* [EXERCISE DIRECTIONS]
Return the material exactly, first line through the line containing "const yMax = 1.7535;", and nothing more. Pictures stay out.
□ □ □ □
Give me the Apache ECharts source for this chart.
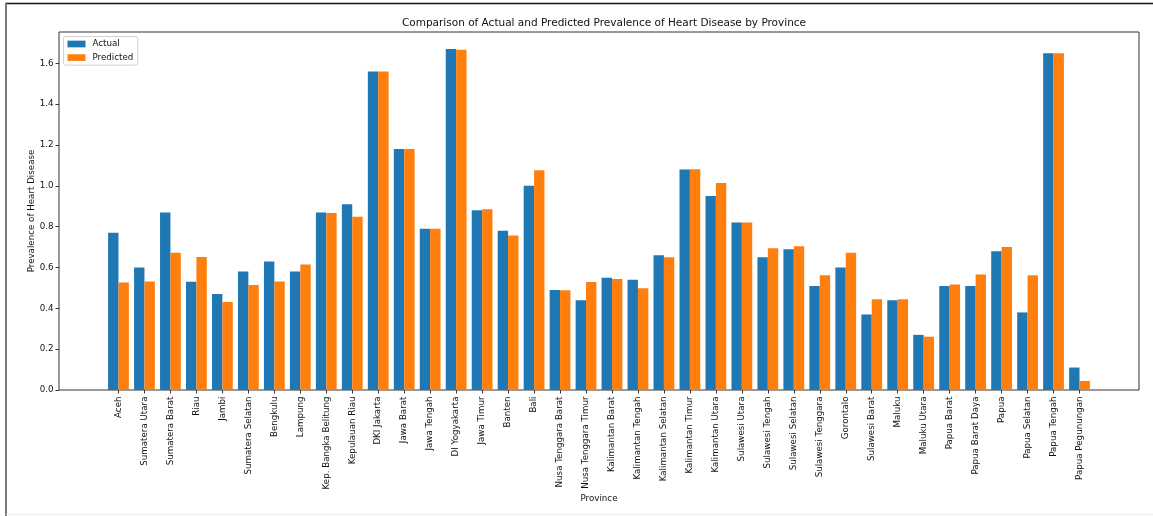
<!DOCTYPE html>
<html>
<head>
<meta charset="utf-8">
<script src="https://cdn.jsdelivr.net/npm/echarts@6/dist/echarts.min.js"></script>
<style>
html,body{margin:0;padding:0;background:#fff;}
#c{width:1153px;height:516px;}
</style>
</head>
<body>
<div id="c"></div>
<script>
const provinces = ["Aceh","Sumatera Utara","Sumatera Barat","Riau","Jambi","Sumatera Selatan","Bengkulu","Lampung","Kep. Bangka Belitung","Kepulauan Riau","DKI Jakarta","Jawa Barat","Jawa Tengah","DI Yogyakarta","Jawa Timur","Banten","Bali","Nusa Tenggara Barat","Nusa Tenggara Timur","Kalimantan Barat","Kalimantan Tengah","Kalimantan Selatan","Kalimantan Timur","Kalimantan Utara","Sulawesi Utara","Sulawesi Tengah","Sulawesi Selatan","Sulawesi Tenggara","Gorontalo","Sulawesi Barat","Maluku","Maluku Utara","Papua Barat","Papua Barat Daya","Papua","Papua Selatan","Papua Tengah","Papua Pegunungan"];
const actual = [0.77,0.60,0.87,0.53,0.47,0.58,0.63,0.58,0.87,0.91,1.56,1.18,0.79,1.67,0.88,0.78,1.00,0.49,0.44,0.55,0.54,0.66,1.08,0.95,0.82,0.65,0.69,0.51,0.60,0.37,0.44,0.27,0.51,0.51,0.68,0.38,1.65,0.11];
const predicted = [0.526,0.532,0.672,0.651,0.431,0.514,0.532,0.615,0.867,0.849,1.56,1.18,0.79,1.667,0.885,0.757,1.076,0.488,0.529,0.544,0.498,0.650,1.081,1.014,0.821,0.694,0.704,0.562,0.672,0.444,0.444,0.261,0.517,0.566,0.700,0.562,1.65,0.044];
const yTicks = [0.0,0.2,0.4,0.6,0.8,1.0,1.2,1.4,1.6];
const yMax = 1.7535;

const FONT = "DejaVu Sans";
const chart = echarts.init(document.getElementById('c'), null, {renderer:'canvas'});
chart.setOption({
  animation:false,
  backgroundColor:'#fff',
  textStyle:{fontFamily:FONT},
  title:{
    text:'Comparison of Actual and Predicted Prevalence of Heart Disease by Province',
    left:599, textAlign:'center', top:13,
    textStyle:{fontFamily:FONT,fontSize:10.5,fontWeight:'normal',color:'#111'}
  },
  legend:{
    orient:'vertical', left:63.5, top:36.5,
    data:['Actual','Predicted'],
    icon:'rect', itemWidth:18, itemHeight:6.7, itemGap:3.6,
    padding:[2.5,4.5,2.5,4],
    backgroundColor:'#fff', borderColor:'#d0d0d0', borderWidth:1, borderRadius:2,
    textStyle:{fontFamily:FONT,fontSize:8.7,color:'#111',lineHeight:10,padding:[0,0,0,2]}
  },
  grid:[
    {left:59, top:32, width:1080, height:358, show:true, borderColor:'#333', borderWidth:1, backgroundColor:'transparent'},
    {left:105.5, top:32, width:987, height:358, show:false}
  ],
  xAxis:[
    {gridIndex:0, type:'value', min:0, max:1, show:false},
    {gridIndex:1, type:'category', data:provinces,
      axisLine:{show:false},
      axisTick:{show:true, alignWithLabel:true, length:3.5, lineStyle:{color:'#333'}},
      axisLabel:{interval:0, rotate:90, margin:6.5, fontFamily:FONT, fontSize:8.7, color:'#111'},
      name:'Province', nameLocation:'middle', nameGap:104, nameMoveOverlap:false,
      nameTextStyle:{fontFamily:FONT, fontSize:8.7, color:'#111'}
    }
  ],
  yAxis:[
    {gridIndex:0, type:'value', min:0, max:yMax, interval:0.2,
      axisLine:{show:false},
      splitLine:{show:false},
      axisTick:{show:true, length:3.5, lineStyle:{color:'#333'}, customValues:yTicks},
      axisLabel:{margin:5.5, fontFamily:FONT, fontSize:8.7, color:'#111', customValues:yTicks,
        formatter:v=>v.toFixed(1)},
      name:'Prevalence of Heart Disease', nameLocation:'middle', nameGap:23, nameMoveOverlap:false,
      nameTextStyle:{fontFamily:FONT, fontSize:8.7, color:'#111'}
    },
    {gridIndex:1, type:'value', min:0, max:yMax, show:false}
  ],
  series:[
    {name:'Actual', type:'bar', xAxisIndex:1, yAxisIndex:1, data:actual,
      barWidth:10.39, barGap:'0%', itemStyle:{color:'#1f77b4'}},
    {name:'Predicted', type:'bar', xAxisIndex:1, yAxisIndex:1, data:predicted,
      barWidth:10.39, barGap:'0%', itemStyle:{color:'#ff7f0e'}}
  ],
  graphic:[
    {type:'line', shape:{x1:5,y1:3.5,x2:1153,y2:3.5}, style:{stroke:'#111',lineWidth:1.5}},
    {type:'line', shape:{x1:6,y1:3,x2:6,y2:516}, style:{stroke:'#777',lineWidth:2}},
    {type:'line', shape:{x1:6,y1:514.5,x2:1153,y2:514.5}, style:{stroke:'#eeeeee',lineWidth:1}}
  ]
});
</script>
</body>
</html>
□ □ □ □
* [TASK ANSWER]
Give me the Apache ECharts source for this chart.
<!DOCTYPE html>
<html>
<head>
<meta charset="utf-8">
<script src="https://cdn.jsdelivr.net/npm/echarts@6/dist/echarts.min.js"></script>
<style>
html,body{margin:0;padding:0;background:#fff;}
#c{width:1153px;height:516px;}
</style>
</head>
<body>
<div id="c"></div>
<script>
const provinces = ["Aceh","Sumatera Utara","Sumatera Barat","Riau","Jambi","Sumatera Selatan","Bengkulu","Lampung","Kep. Bangka Belitung","Kepulauan Riau","DKI Jakarta","Jawa Barat","Jawa Tengah","DI Yogyakarta","Jawa Timur","Banten","Bali","Nusa Tenggara Barat","Nusa Tenggara Timur","Kalimantan Barat","Kalimantan Tengah","Kalimantan Selatan","Kalimantan Timur","Kalimantan Utara","Sulawesi Utara","Sulawesi Tengah","Sulawesi Selatan","Sulawesi Tenggara","Gorontalo","Sulawesi Barat","Maluku","Maluku Utara","Papua Barat","Papua Barat Daya","Papua","Papua Selatan","Papua Tengah","Papua Pegunungan"];
const actual = [0.77,0.60,0.87,0.53,0.47,0.58,0.63,0.58,0.87,0.91,1.56,1.18,0.79,1.67,0.88,0.78,1.00,0.49,0.44,0.55,0.54,0.66,1.08,0.95,0.82,0.65,0.69,0.51,0.60,0.37,0.44,0.27,0.51,0.51,0.68,0.38,1.65,0.11];
const predicted = [0.526,0.532,0.672,0.651,0.431,0.514,0.532,0.615,0.867,0.849,1.56,1.18,0.79,1.667,0.885,0.757,1.076,0.488,0.529,0.544,0.498,0.650,1.081,1.014,0.821,0.694,0.704,0.562,0.672,0.444,0.444,0.261,0.517,0.566,0.700,0.562,1.65,0.044];
const yTicks = [0.0,0.2,0.4,0.6,0.8,1.0,1.2,1.4,1.6];
const yMax = 1.7535;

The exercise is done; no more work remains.